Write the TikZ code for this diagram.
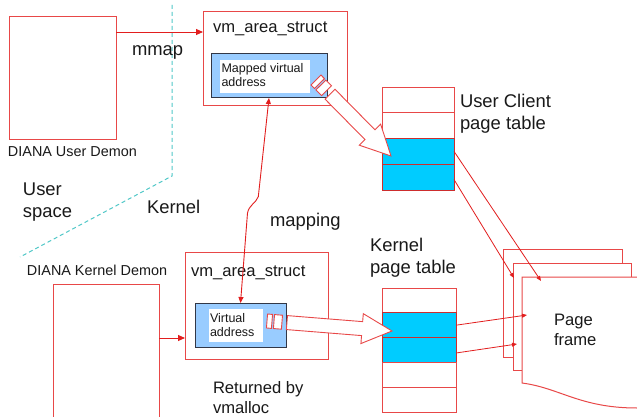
\documentclass[tikz,border=0pt]{standalone}
\usepackage{fontspec}
\setmainfont{Liberation Sans}
\usetikzlibrary{calc,arrows.meta}
\definecolor{bred}{RGB}{232,72,72}
\definecolor{ared}{RGB}{226,30,30}
\definecolor{rowred}{RGB}{205,45,45}
\definecolor{lblue}{RGB}{153,204,255}
\definecolor{rowcyan}{RGB}{0,204,255}
\definecolor{dashcol}{RGB}{80,200,200}
\definecolor{boxgrey}{RGB}{50,55,70}
\definecolor{txt}{RGB}{25,25,25}
\newcommand\stripedarrow[2]{%
  \path ($(#1)!5pt!(#2)$) coordinate (sa1)
        ($(#1)!7pt!(#2)$) coordinate (sa2)
        ($(#1)!15pt!(#2)$) coordinate (sa3)
        ($(#1)!20pt!(#2)$) coordinate (sa4)
        ($(#2)!30pt!(#1)$) coordinate (sah);
  \draw[barrow] ($(#1)!7pt!90:(#2)$) -- ($(sa1)!7pt!90:(#2)$) -- ($(sa1)!7pt!-90:(#2)$) -- ($(#1)!7pt!-90:(#2)$) -- cycle;
  \draw[barrow] ($(sa2)!7pt!90:(#2)$) -- ($(sa3)!7pt!90:(#2)$) -- ($(sa3)!7pt!-90:(#2)$) -- ($(sa2)!7pt!-90:(#2)$) -- cycle;
  \draw[barrow] ($(sa4)!7pt!90:(#2)$) -- ($(sah)!7pt!90:(#2)$) -- ($(sah)!15pt!90:(#2)$) -- (#2) -- ($(sah)!15pt!-90:(#2)$) -- ($(sah)!7pt!-90:(#2)$) -- ($(sa4)!7pt!-90:(#2)$) -- cycle;
}
\begin{document}
\begin{tikzpicture}[x=1pt,y=-1pt, line join=miter,
  box/.style={draw=bred, line width=1pt, fill=white, inner sep=0, outer sep=0, anchor=north west},
  bluebox/.style={draw=boxgrey, line width=1pt, fill=lblue, inner sep=0, outer sep=0, anchor=north west},
  whitebox/.style={fill=white, inner sep=0, outer sep=0, anchor=north west},
  trow/.style={draw=bred, line width=0.8pt, fill=white, inner sep=0, outer sep=0, anchor=north west},
  crow/.style={trow, fill=rowcyan, draw=rowred},
  arr/.style={draw=ared, line width=0.9pt, -{Triangle[length=7pt,width=6pt]}},
  sarr/.style={draw=ared, line width=0.8pt, -{Triangle[length=5pt,width=4pt]}},
  barrow/.style={draw=bred, line width=0.9pt, fill=white},
  lbl/.style={inner sep=0, outer sep=0, anchor=base west, text=txt},
  fL/.style={font=\fontsize{18.4}{22}\selectfont},
  fM/.style={font=\fontsize{16.6}{20}\selectfont},
  fD/.style={font=\fontsize{14.4}{17}\selectfont},
  fS/.style={font=\fontsize{12.5}{14}\selectfont},
]
\useasboundingbox (0,0) rectangle (637,417);
\clip (0,0) rectangle (637,417);
\fill[white] (0,0) rectangle (637,417);

% separator
\coordinate (d1) at (172,5);
\coordinate (d2) at (172,176);
\coordinate (d3) at (20,257);
\draw[dashcol, line width=1pt, dash pattern=on 4pt off 3pt] (d1) -- (d2) -- (d3);

% user side
\node[box, minimum width=107pt, minimum height=123pt] (udem) at (9,17) {};
\node[lbl, fD] (udeml) at (8,157) {DIANA User Demon};

\node[box, minimum width=144pt, minimum height=94pt] (vmu) at (203,12) {};
\node[lbl, fM] (vmul) at (213,33) {vm\_area\_struct};
\node[bluebox, minimum width=116pt, minimum height=44pt] (ubl) at (211,54) {};
\node[whitebox, minimum width=90pt, minimum height=33pt] (uwh) at (220,60) {};
\node[lbl, fS] (uwl1) at (221.5,73) {Mapped virtual};
\node[lbl, fS] (uwl2) at (221.5,87) {address};

\draw[arr] ([yshift=-15pt]udem.north east) coordinate (m1) -- (m1 -| vmu.west);
\node[lbl, fL] (mmapl) at (132,56) {mmap};

\node[lbl, fL] (us1) at (23,195) {User};
\node[lbl, fL] (us2) at (23,217) {space};
\node[lbl, fL] (kern) at (147,213) {Kernel};
\node[lbl, fL] (mapl) at (270,226) {mapping};

% user page table
\node[trow, minimum width=72pt, minimum height=25.75pt] (u1) at (382,87) {};
\node[trow, minimum width=72pt, minimum height=25.75pt] (u2) at (u1.south west) {};
\node[crow, minimum width=72pt, minimum height=25.75pt] (u3) at (u2.south west) {};
\node[crow, minimum width=72pt, minimum height=25.75pt] (u4) at (u3.south west) {};
\node[lbl, fL] (ucl1) at (460,108) {User Client};
\node[lbl, fL] (ucl2) at (460,130) {page table};

% kernel side
\node[lbl, fD] (kdeml) at (27,275) {DIANA Kernel Demon};
\node[box, minimum width=106pt, minimum height=146pt] (kdem) at (53,284) {};

\node[box, minimum width=143pt, minimum height=107pt] (vmk) at (185,252) {};
\node[lbl, fM] (vmkl) at (191,276) {vm\_area\_struct};
\node[bluebox, minimum width=91pt, minimum height=44pt] (kbl) at (195,303) {};
\node[whitebox, minimum width=54pt, minimum height=33pt] (kwh) at (209,309) {};
\node[lbl, fS] (kwl1) at (210,322) {Virtual};
\node[lbl, fS] (kwl2) at (210,336) {address};

\draw[arr] ([yshift=-54pt]kdem.north east) coordinate (k0) -- (k0 -| vmk.west);

\node[lbl, fM] (ret1) at (213,393) {Returned by};
\node[lbl, fM] (ret2) at (213,413) {vmalloc};

% kernel page table
\node[trow, minimum width=74pt, minimum height=24.8pt] (k1) at (382,288) {};
\node[crow, minimum width=74pt, minimum height=24.8pt] (k2) at (k1.south west) {};
\node[crow, minimum width=74pt, minimum height=24.8pt] (k3) at (k2.south west) {};
\node[trow, minimum width=74pt, minimum height=24.8pt] (k4) at (k3.south west) {};
\node[trow, minimum width=74pt, minimum height=24.8pt] (k5) at (k4.south west) {};
\node[lbl, fL] (kpt1) at (370,251) {Kernel};
\node[lbl, fL] (kpt2) at (370,273) {page table};

% page frames
\node[box, minimum width=119pt, minimum height=108pt] (pf1) at (503,249) {};
\node[box, minimum width=118pt, minimum height=107pt] (pf2) at (513,263) {};
\draw[draw=bred, line width=1pt, fill=white] (522,277) coordinate (pf3) -- (645,277) -- (645,408) -- (637,408)
  .. controls (580,408) and (560,388) .. (522,383) -- cycle;
\node[lbl, fM] (pfl1) at (554,325) {Page};
\node[lbl, fM] (pfl2) at (554,345) {frame};

% mapping arrow
\draw[draw=ared, line width=0.9pt, {Triangle[length=6pt,width=5pt]}-{Triangle[length=6pt,width=5pt]}]
  (ubl.south) -- (258.3,196.7) .. controls (256,203) and (249,205) .. (247.5,213) -- (kbl.north);

% arrows to page frames
\coordinate (t1) at (541,281);
\coordinate (t2) at (514,278);
\coordinate (t3) at (527,315);
\coordinate (t4) at (517,344);
\draw[sarr] (u3.east) -- (t1);
\draw[sarr] ([yshift=-2.4pt]u4.east) -- (t2);
\draw[sarr] (k2.east) -- (t3);
\draw[sarr] ([yshift=-3pt]k3.east) -- (t4);

% block arrows
\coordinate (ba1) at (316,80);
\coordinate (bb1) at (391,156);
\coordinate (ba2) at (267,321);
\coordinate (bb2) at (392,331);
\stripedarrow{ba1}{bb1}
\stripedarrow{ba2}{bb2}
\end{tikzpicture}
\end{document}
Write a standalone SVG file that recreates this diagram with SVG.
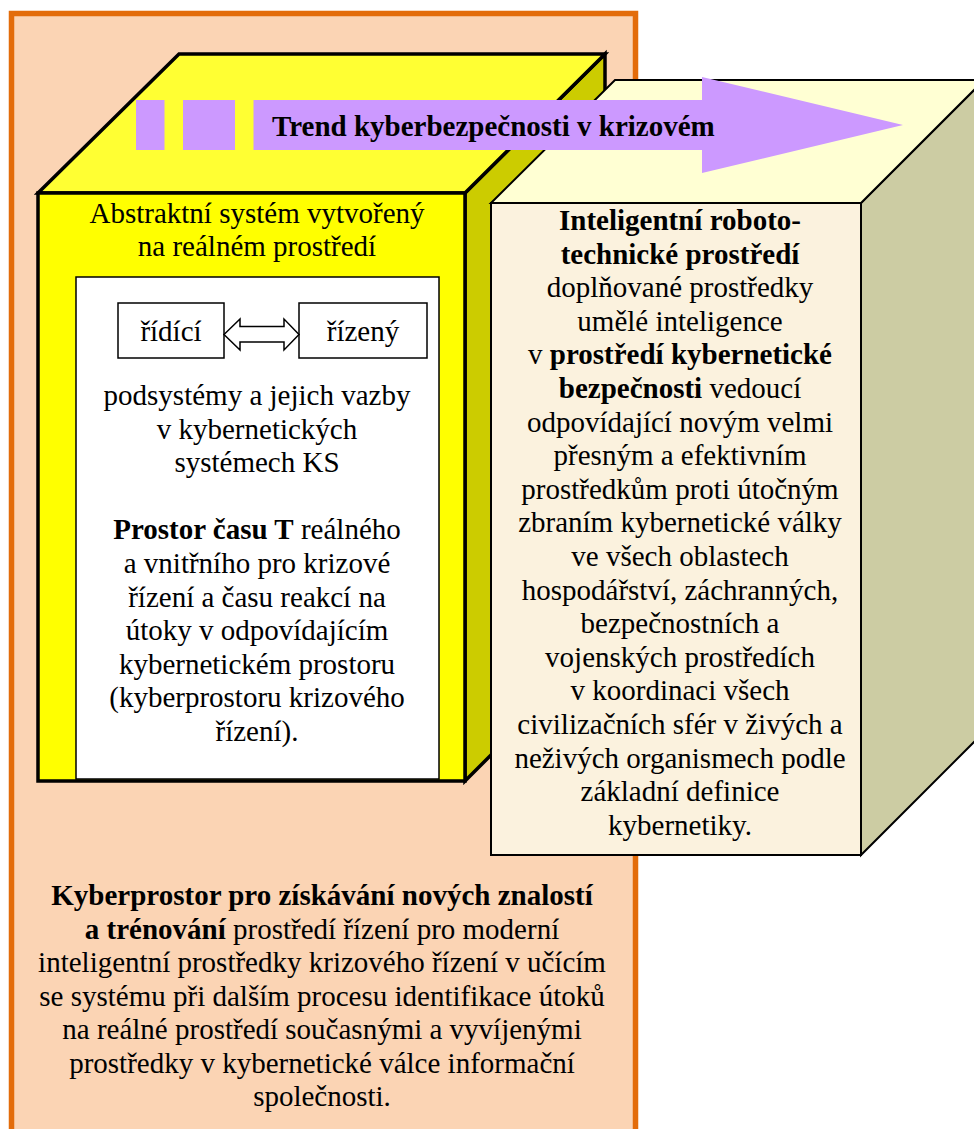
<svg xmlns="http://www.w3.org/2000/svg" width="974" height="1129" viewBox="0 0 974 1129">
<style>
text{font-family:"Liberation Serif","Times New Roman",serif;font-size:29px;fill:#000;text-anchor:middle}
.b{font-weight:bold}
.edge{stroke:#000;stroke-width:3.5;stroke-linejoin:miter}
.thin{stroke:#000;stroke-width:2;stroke-linejoin:miter}
.purple{fill:#CC99FF}
</style>
<rect width="974" height="1129" fill="#FFFFFF"/>
<g id="outer-box">
<rect x="11.5" y="13.5" width="624" height="1130" fill="#FBD4B4" stroke="#E36C0A" stroke-width="5.5"/>
<g id="outer-text">
<text x="322" y="905" class="b">Kyberprostor pro získávání nových znalostí</text>
<text x="322" y="938.5"><tspan class="b">a trénování</tspan> prostředí řízení pro moderní</text>
<text x="322" y="972">inteligentní prostředky krizového řízení v učícím</text>
<text x="322" y="1005.5">se systému při dalším procesu identifikace útoků</text>
<text x="322" y="1039">na reálné prostředí současnými a vyvíjenými</text>
<text x="322" y="1072.5">prostředky v kybernetické válce informační</text>
<text x="322" y="1106">společnosti.</text>
</g>
</g>
<g id="yellow-cube">
<polygon points="465,193 605,54 605,641 465,781" fill="#CCCC00" class="edge"/>
<polygon points="38,193 179,54 605,54 465,193" fill="#FFFF33" class="edge"/>
<rect x="38" y="193" width="427" height="588" fill="#FFFF00" class="edge"/>
<text x="257" y="223">Abstraktní systém vytvořený</text>
<text x="257" y="256">na reálném prostředí</text>
</g>
<g id="inner-box">
<rect x="76" y="277" width="363" height="502" fill="#FFFFFF" stroke="#000" stroke-width="1.5"/>
<text x="257" y="405">podsystémy a jejich vazby</text>
<text x="257" y="438.6">v kybernetických</text>
<text x="257" y="472.2">systémech KS</text>
<text x="257" y="539.4"><tspan class="b">Prostor času T</tspan> reálného</text>
<text x="257" y="573">a vnitřního pro krizové</text>
<text x="257" y="606.6">řízení a času reakcí na</text>
<text x="257" y="640.2">útoky v odpovídajícím</text>
<text x="257" y="673.8">kybernetickém prostoru</text>
<text x="257" y="707.4">(kyberprostoru krizového</text>
<text x="257" y="741">řízení).</text>
</g>
<g id="ridici">
<rect x="118" y="303" width="106" height="55" fill="#FFFFFF" stroke="#000" stroke-width="1.5"/>
<text x="171" y="341">řídící</text>
</g>
<g id="rizeny">
<rect x="299" y="303" width="128" height="55" fill="#FFFFFF" stroke="#000" stroke-width="1.5"/>
<text x="363" y="341">řízený</text>
</g>
<g id="connectors">
<polygon points="224,334.5 240,319 240,326.5 284,326.5 284,319 299,334.5 284,350 284,342 240,342 240,350" fill="#FFFFFF" stroke="#000" stroke-width="1.5" stroke-linejoin="miter"/>
</g>
<g id="beige-cube">
<polygon points="861,203 984,80 984,732 861,855" fill="#CCCCA3" class="thin"/>
<polygon points="491,203 615,80 984,80 861,203" fill="#FFFFD3" class="thin"/>
<rect x="491" y="203" width="370" height="652" fill="#FBF2DE" class="thin"/>
<text x="680" y="230" class="b">Inteligentní roboto-</text>
<text x="680" y="263.6" class="b">technické prostředí</text>
<text x="680" y="297.2">doplňované prostředky</text>
<text x="680" y="330.8">umělé inteligence</text>
<text x="680" y="364.4">v <tspan class="b">prostředí kybernetické</tspan></text>
<text x="680" y="398"><tspan class="b">bezpečnosti</tspan> vedoucí</text>
<text x="680" y="431.6">odpovídající novým velmi</text>
<text x="680" y="465.2">přesným a efektivním</text>
<text x="680" y="498.8">prostředkům proti útočným</text>
<text x="680" y="532.4">zbraním kybernetické války</text>
<text x="680" y="566">ve všech oblastech</text>
<text x="680" y="599.6">hospodářství, záchranných,</text>
<text x="680" y="633.2">bezpečnostních a</text>
<text x="680" y="666.8">vojenských prostředích</text>
<text x="680" y="700.4">v koordinaci všech</text>
<text x="680" y="734">civilizačních sfér v živých a</text>
<text x="680" y="767.6">neživých organismech podle</text>
<text x="680" y="801.2">základní definice</text>
<text x="680" y="834.8">kybernetiky.</text>
</g>
<g id="trend-arrow">
<rect x="136" y="100" width="28.5" height="50" class="purple"/>
<rect x="183" y="100" width="52" height="50" class="purple"/>
<polygon points="253.5,100 702,100 702,77 903,125 702,173 702,150 253.5,150" class="purple"/>
<text x="272" y="136" class="b" style="text-anchor:start">Trend kyberbezpečnosti v krizovém</text>
</g>
</svg>
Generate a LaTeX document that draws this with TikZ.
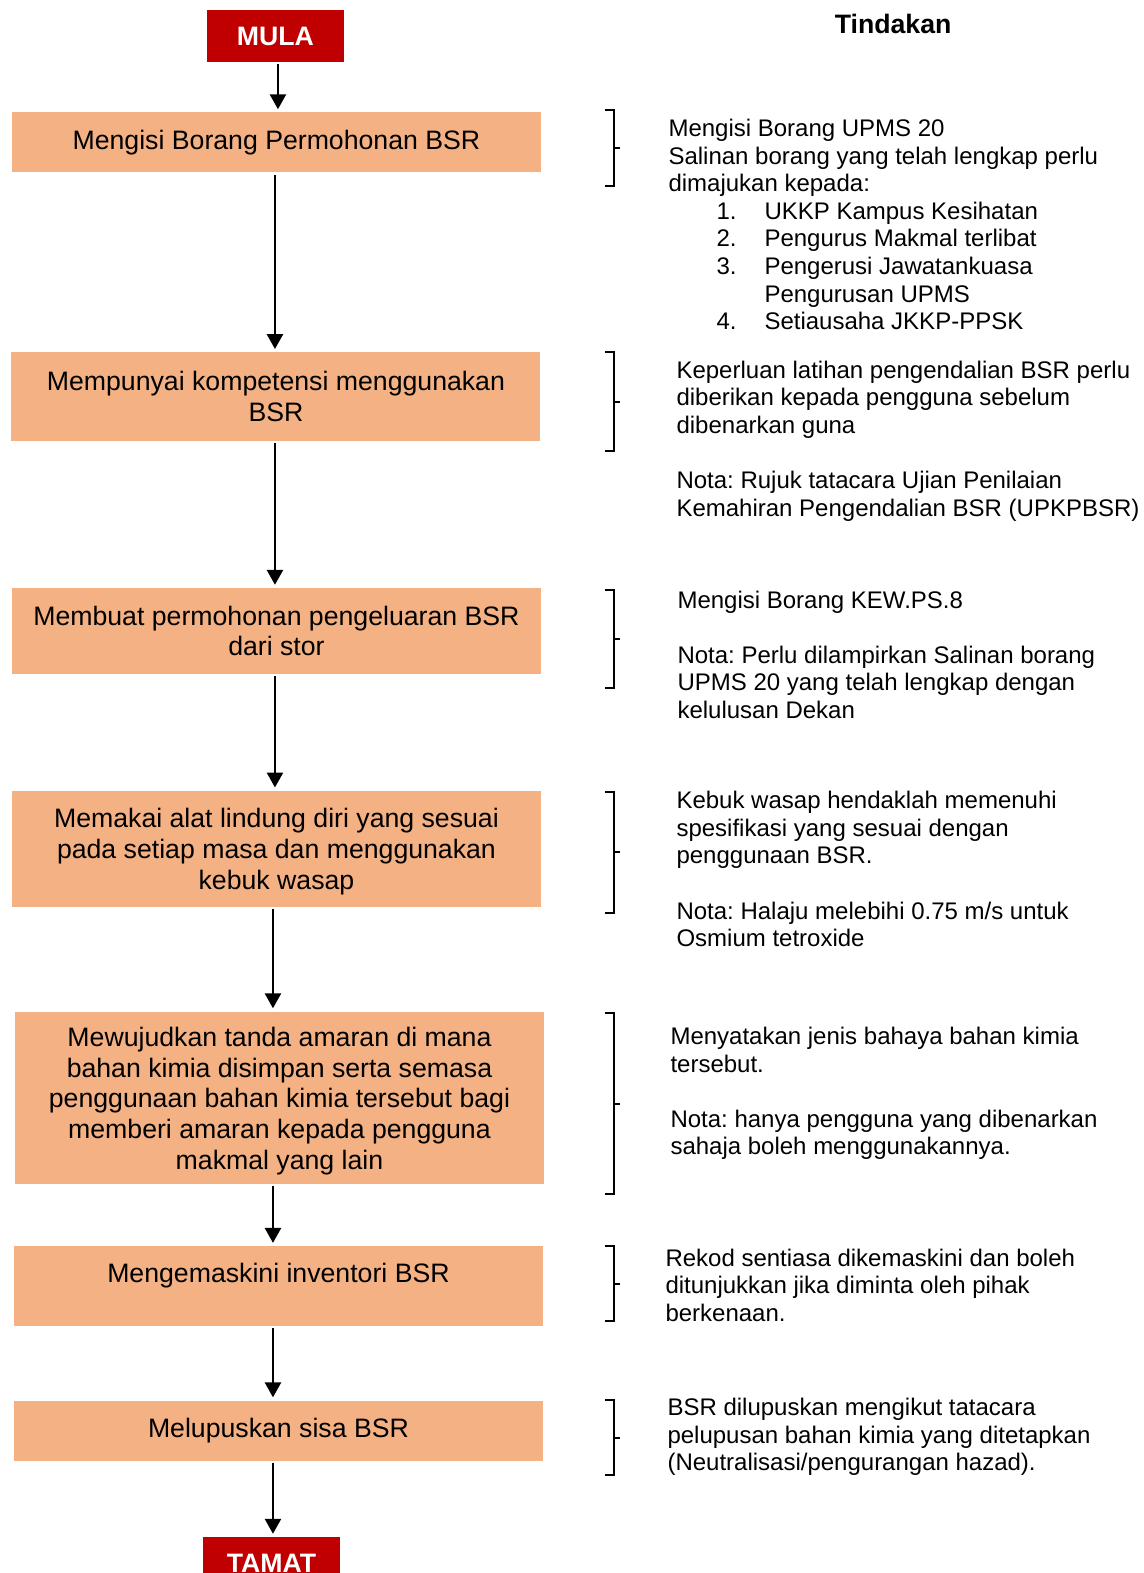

OBJECTIVE
In the material above, show every line where the word "standalone" turns up.

SOLUTION FOR THIS EXERCISE
\documentclass[tikz,border=0pt]{standalone}
Write a standalone SVG file that recreates this diagram with SVG.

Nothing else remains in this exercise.